The film's opening hour sees Joy marry, divorce and struggle to support her young children. Joy's ex-husband, Tony (Edgar Ramirez), lives in her basement, and Joy's mother, Terry (Virginia Madsen), is racked by phobias that keep her confined to her bedroom, where she compulsively watches soap operas. Joy's father, Rudy (De Niro), and sister, Peggy (Elisabeth Rohm), are also around to meddle in her affairs. Joy uses the protagonist's grandmother, Mimi (Diane Ladd), as a sporadic narrator. Mimi believed in Joy and was comparatively less crazy than the rest of the Mangano family, but Russell never shows the audience why Mimi is important. The narration feels out of place and trivial, as if the dialogue was trimmed heavily in post-production. Joy also has a habit of introducing characters before quickly removing them from large stretches of the plot. This feels less like a stylistic choice than weak storytelling, and may also be a consequence of editing the film to its 124-minute length.

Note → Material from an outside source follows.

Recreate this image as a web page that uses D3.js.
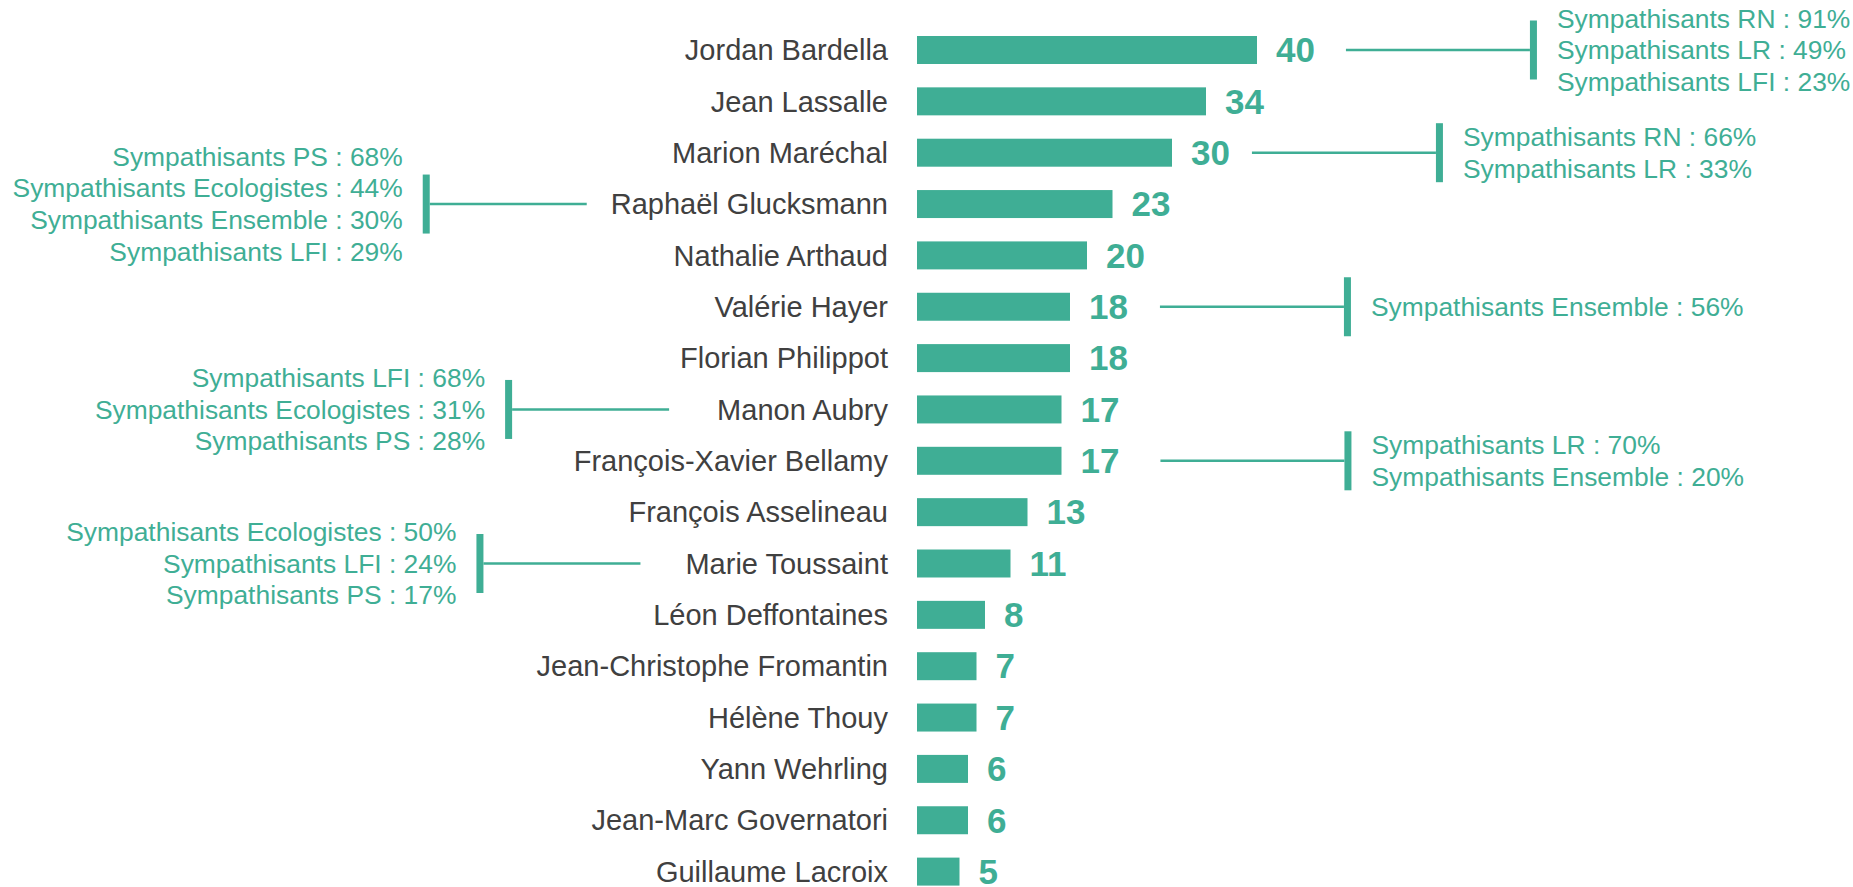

Russell frames the family drama in the soap-opera haze of Terry's television, and none of that is as interesting as Joy's struggle to finance her company, with help from Rudy's girlfriend, Trudy (Isabella Rossellini). Here, Lawrence shines as Joy stares down crooked suppliers, tells off her scheming sister, and returns from the brink of financial ruin to hawk her own product on television. Much of Joy feels hollow, but in these moments, under the bright lights of the production studio, you can understand the immense pressure Joy is facing. While the story is less compelling than it could have been, Lawrence is uniformly excellent. Her performance is natural and without pretense, and she displays a host of emotions with grace and subtlety. Russell uses four editors to hack Joy to pieces instead of letting the narrative flow, which lessens the overall effect. Mangano's story is compelling, but Joy focuses too heavily on the wrong parts. The home-shopping craze of the time is more interesting than the melodrama, and, had Russell focused on that subject, Joy might have been a more memorable film.
The 1.85:1/1080p/AVC-encoded image replicates the theatrical experience and complements the Super 35-shot material. Russell eschews a glossy, digital appearance, and instead gives Joy a raw, slightly grainy, desaturized look. Fine-object detail is abundant, as is texture, and the image is overall clear and sharp. Blacks are inky and shadow detail is strong. Colors are nicely saturated and skin tones accurate. There are moments of softness when Russell chooses to flash back in time, but I noticed no issues with aliasing, compression artifacts or digital tinkering.
The 5.1 DTS-HD Master Audio mix is surprisingly immersive, with plenty of surround use and speaker-panning background effects. Dialogue is crisp and clean, and is balanced appropriately with effects and score. There is a lot of subtle work in the surrounds here, and this is certainly an impressive mix for a dialogue-driven film. There are Spanish, French, Portuguese and Russian 5.1 lossy dubs, and a plethora of subtitle options.
PACKAGING AND EXTRAS:
This single-disc release includes a code to redeem an iTunes or UltraViolet HD digital copy. The first pressing includes a gatefold slipcover, with matching cover art and review pull-quotes inside the flap. Joy, Strength and Perseverance (20:21/HD), offers interviews from the cast and crew about the project. Times Talk with Maureen Dowd (1:07:42/HD) is a lengthy, somewhat informal interview with Russell and Lawrence. You also get an unnecessary Photo Gallery (0:38/HD) of publicity stills.
Jennifer Lawrence is again excellent in Joy, her third collaboration with director David O. Russell. The film tells the story of inventor and investor Joy Mangano, who created a self-wringing mop and marketed it on television. The stop-start narrative and superficial plot undermine Lawrence's committed performance, and she is certainly more impressive than the film around her. Recommended for her Lawrence's work.